=== What you need to do ===
Exactly the lines from the start of the data below through the line that contains "-0.048, -0.047, 0.175, -0.069, -0.039, 0.076, 0.054, 0.014]" are to be copied, with pictures left out.
........
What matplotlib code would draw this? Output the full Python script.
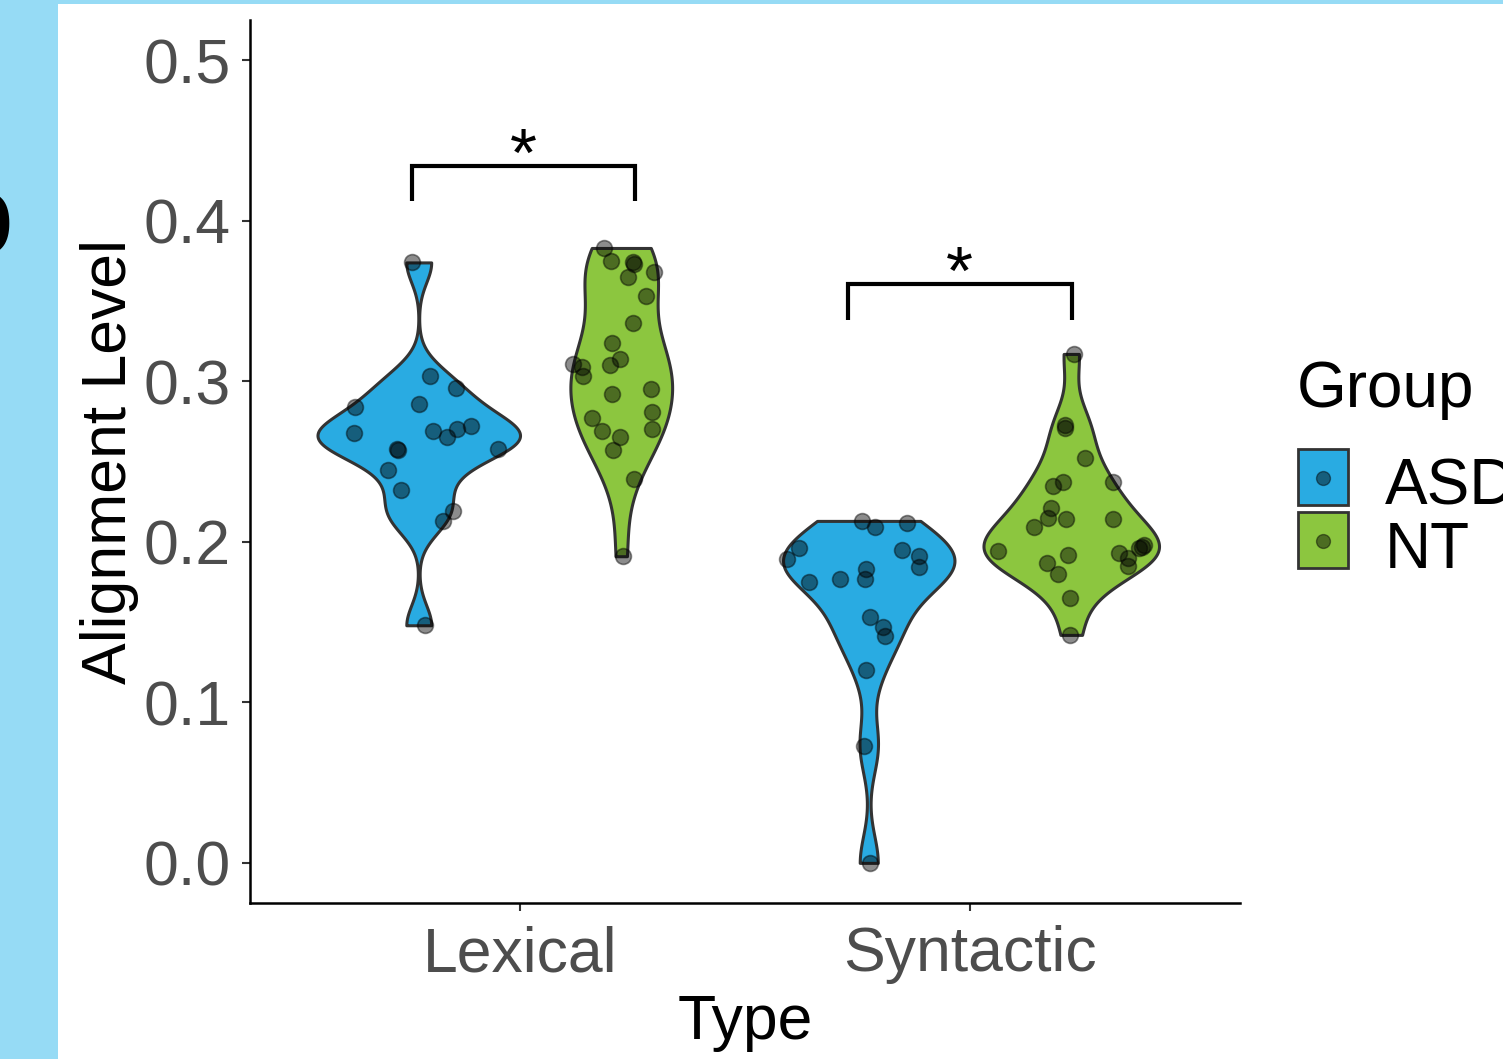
import numpy as np
import matplotlib.pyplot as plt
from matplotlib.patches import Rectangle
from matplotlib.lines import Line2D

plt.rcParams['font.family'] = ['Liberation Sans', 'DejaVu Sans']

types = ['Lexical', 'Syntactic']
groups = ['ASD', 'NT']
fills = {'ASD': '#29ABE2', 'NT': '#8CC63F'}

# alignment level per participant + horizontal jitter offsets
asd_lexical = [0.374, 0.284, 0.268, 0.303, 0.296, 0.286, 0.269, 0.265, 0.270, 0.272,
               0.258, 0.257, 0.258, 0.245, 0.232, 0.219, 0.213, 0.148]
asd_lexical_jit = [-0.015, -0.141, -0.145, 0.025, 0.083, 0.000, 0.031, 0.062, 0.084, 0.117,
                   -0.048, -0.047, 0.175, -0.069, -0.039, 0.076, 0.054, 0.014]

nt_lexical = [0.383, 0.375, 0.374, 0.373, 0.365, 0.368, 0.353, 0.336, 0.324, 0.314, 0.310, 0.311,
              0.309, 0.303, 0.292, 0.295, 0.281, 0.270, 0.277, 0.269, 0.265, 0.257, 0.239, 0.191]
nt_lexical_jit = [-0.039, -0.023, 0.026, 0.028, 0.015, 0.072, 0.056, 0.026, -0.020, -0.003, -0.025, -0.107,
                  -0.088, -0.086, -0.020, 0.067, 0.069, 0.069, -0.064, -0.042, -0.003, -0.018, 0.028, 0.004]

asd_syntactic = [0.213, 0.209, 0.212, 0.196, 0.189, 0.195, 0.191, 0.184, 0.183, 0.177,
                 0.175, 0.177, 0.153, 0.147, 0.141, 0.120, 0.073, 0.000]
asd_syntactic_jit = [-0.014, 0.014, 0.086, -0.156, -0.182, 0.073, 0.112, 0.112, -0.006, -0.008,
                     -0.133, -0.065, 0.003, 0.031, 0.037, -0.006, -0.010, 0.003]

nt_syntactic = [0.317, 0.273, 0.271, 0.252, 0.235, 0.237, 0.237, 0.221, 0.215, 0.214, 0.209, 0.214,
                0.194, 0.192, 0.187, 0.180, 0.193, 0.190, 0.185, 0.196, 0.198, 0.197, 0.165, 0.142]
nt_syntactic_jit = [0.006, -0.015, -0.013, 0.030, -0.041, -0.019, 0.093, -0.044, -0.052, -0.012, -0.083, 0.092,
                    -0.163, -0.008, -0.055, -0.030, 0.105, 0.127, 0.127, 0.150, 0.161, 0.157, -0.002, -0.002]

series = [
    ('Lexical', 'ASD', asd_lexical, asd_lexical_jit),
    ('Lexical', 'NT', nt_lexical, nt_lexical_jit),
    ('Syntactic', 'ASD', asd_syntactic, asd_syntactic_jit),
    ('Syntactic', 'NT', nt_syntactic, nt_syntactic_jit),
]

# significance brackets: (x left, x right, y bottom, y top, label)
brackets = [(0.76, 1.255, 0.412, 0.434, '*'), (1.729, 2.226, 0.338, 0.3605, '*')]


def kde(vals):
    # gaussian kde with R's nrd0 bandwidth, trimmed to data range
    v = np.asarray(vals)
    sd = v.std(ddof=1)
    q75, q25 = np.percentile(v, [75, 25])
    bw = 0.9 * min(sd, (q75 - q25) / 1.34) * len(v) ** -0.2
    grid = np.linspace(v.min(), v.max(), 512)
    d = np.exp(-0.5 * ((grid[:, None] - v[None, :]) / bw) ** 2).sum(1)
    d = d / (len(v) * bw * np.sqrt(2 * np.pi))
    return grid, d


fig = plt.figure(figsize=(15.03, 10.59), dpi=100, facecolor='#96DBF5')
fig.patches.append(Rectangle((58 / 1503, 0), 1 - 58 / 1503, 1 - 4 / 1059,
                             transform=fig.transFigure, facecolor='white',
                             edgecolor='none', zorder=-10))
ax = fig.add_axes([250 / 1503, 1 - 903 / 1059, 990 / 1503, 883 / 1059])

dens = [kde(s[2]) for s in series]
dmax = max(d.max() for g, d in dens)

for (t, g, vals, jit), (grid, d) in zip(series, dens):
    xc = types.index(t) + 1 + (-0.225 if g == 'ASD' else 0.225)
    hw = 0.225 * d / dmax
    ax.fill_betweenx(grid, xc - hw, xc + hw, facecolor=fills[g],
                     edgecolor='#333333', linewidth=2.2, zorder=2)
    ax.scatter(xc + np.array(jit), vals, s=130, color='black', alpha=0.45,
               edgecolors='black', linewidths=1.2, zorder=3, clip_on=False)

for x0, x1, y0, y1, lab in brackets:
    ax.plot([x0, x0, x1, x1], [y0, y1, y1, y0], color='black', lw=3,
            solid_joinstyle='miter', solid_capstyle='butt', zorder=4)
    ax.text((x0 + x1) / 2, y1 - 0.015, lab, ha='center', va='bottom',
            fontsize=50, color='black')

ax.set_xlim(0.4, 2.6)
ax.set_ylim(-0.025, 0.525)
ax.set_xticks([1, 2])
ax.set_xticklabels(types)
ax.set_yticks([0.0, 0.1, 0.2, 0.3, 0.4, 0.5])
ax.set_yticklabels(['0.0', '0.1', '0.2', '0.3', '0.4', '0.5'])
for side in ['top', 'right']:
    ax.spines[side].set_visible(False)
for side in ['left', 'bottom']:
    ax.spines[side].set_linewidth(1.8)
    ax.spines[side].set_color('black')
ax.tick_params(axis='both', colors='#333333', width=1.5, length=6,
               labelsize=45, labelcolor='#4D4D4D')
ax.tick_params(axis='y', pad=8)
ax.tick_params(axis='x', pad=10)
ax.set_xlabel('Type', fontsize=45, color='black', labelpad=6)
ax.set_ylabel('Alignment Level', fontsize=45, color='black', labelpad=3)

# legend
W, H = 1503, 1059
fig.text(1297 / W, 1 - 407 / H, 'Group', fontsize=46, ha='left', va='baseline')
for i, g in enumerate(groups):
    top = 449 + i * 63
    fig.patches.append(Rectangle((1298 / W, 1 - (top + 56) / H), 50 / W, 56 / H,
                                 transform=fig.transFigure, facecolor=fills[g],
                                 edgecolor='#333333', linewidth=2.0))
    fig.add_artist(Line2D([1323 / W], [1 - (top + 29) / H], transform=fig.transFigure,
                          marker='o', markersize=10, color='black', alpha=0.45, ls='none'))
    fig.text(1385 / W, 1 - (top + 56) / H, g, fontsize=46, ha='left', va='baseline')

fig.text(14 / W, 1 - 253 / H, 'b', fontsize=80, fontweight='bold', ha='right', va='baseline')

fig.savefig('out.png', dpi=100, facecolor=fig.get_facecolor())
........
=== Answer in full ===
What matplotlib code would draw this? Output the full Python script.
import numpy as np
import matplotlib.pyplot as plt
from matplotlib.patches import Rectangle
from matplotlib.lines import Line2D

plt.rcParams['font.family'] = ['Liberation Sans', 'DejaVu Sans']

types = ['Lexical', 'Syntactic']
groups = ['ASD', 'NT']
fills = {'ASD': '#29ABE2', 'NT': '#8CC63F'}

# alignment level per participant + horizontal jitter offsets
asd_lexical = [0.374, 0.284, 0.268, 0.303, 0.296, 0.286, 0.269, 0.265, 0.270, 0.272,
               0.258, 0.257, 0.258, 0.245, 0.232, 0.219, 0.213, 0.148]
asd_lexical_jit = [-0.015, -0.141, -0.145, 0.025, 0.083, 0.000, 0.031, 0.062, 0.084, 0.117,
                   -0.048, -0.047, 0.175, -0.069, -0.039, 0.076, 0.054, 0.014]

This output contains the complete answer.